I created a webhook and i’m saving all the traffic of that node on a text file. I can see some requests sent by the node but it seems the node does not receive the AKN from the TTN
Here’s the example of a node at my desk with public Lora coverage:
Depending on clutter in between and noise types and environment SF7 ‘should’ be ok but might be marginal. Does your node support ADR (if not moving - I assume not if fix location in a park) and if so have you enabled it? Device should auto negociate with the network (server) and optimise SF choice if enabled…
…have you evaluated the terrain (heights) in between to check if in LOS even if GW on a tower…
You are not making the mistake to join for every uplink, are you? A node has to join once and reuse the information for all future uplinks. Only when a reset is required (for instance on battery change) you should rejoin.
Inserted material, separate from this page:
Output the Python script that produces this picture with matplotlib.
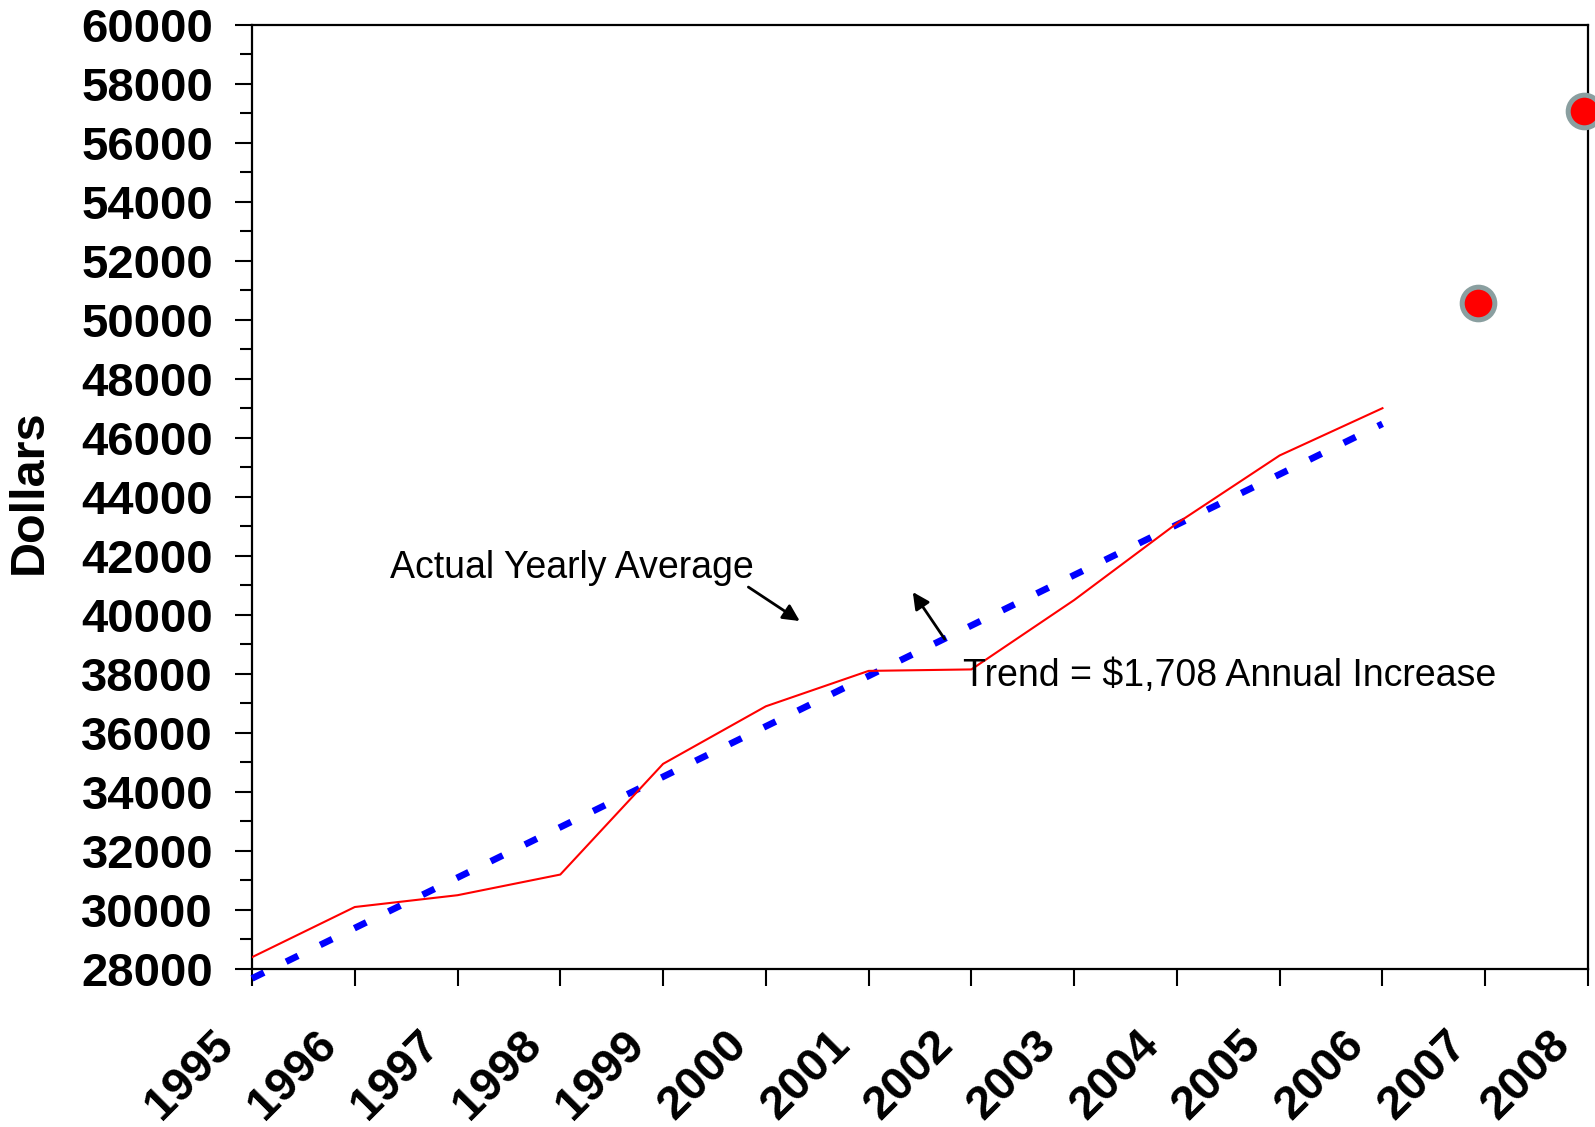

AKN being the Join Accept message - always good to use the correct nomclementure so it’s clear to everyone what you mean - see Learn section (linked top of page) for the basics with all the right songs for the LoRaWAN drinking songs.
Apart from not even thinking about joining for each uplink, with LMIC - current version which is 4.1.1 - you can set the starter DR/SF to something a little higher and then leave ADR to settle on a reasonable rate.
Apart from a join each time not being to spec, it also means you are spamming the whole of your area with the Join Accept being repeatedly broadcast from a gateway with extensive coverage - and a gateway transmitting is entirely deaf to any other uplinks - so whilst your device is trying to phone home a a fair amount of other people will be losing uplinks as well.
If you are doing a wake, join, send cycle, is it because you are powering down the device?
Do you know what other services use this tower, especially what frequencies they use?
The receiver of the gateway might be overloaded by signals on frequencies nearby. It won’t hear the Join Request of your node.
There’s no indicated issue with the Join Request - there are some unknowns about the config for joining on each uplink but the main issue is the reception of the Join Accept.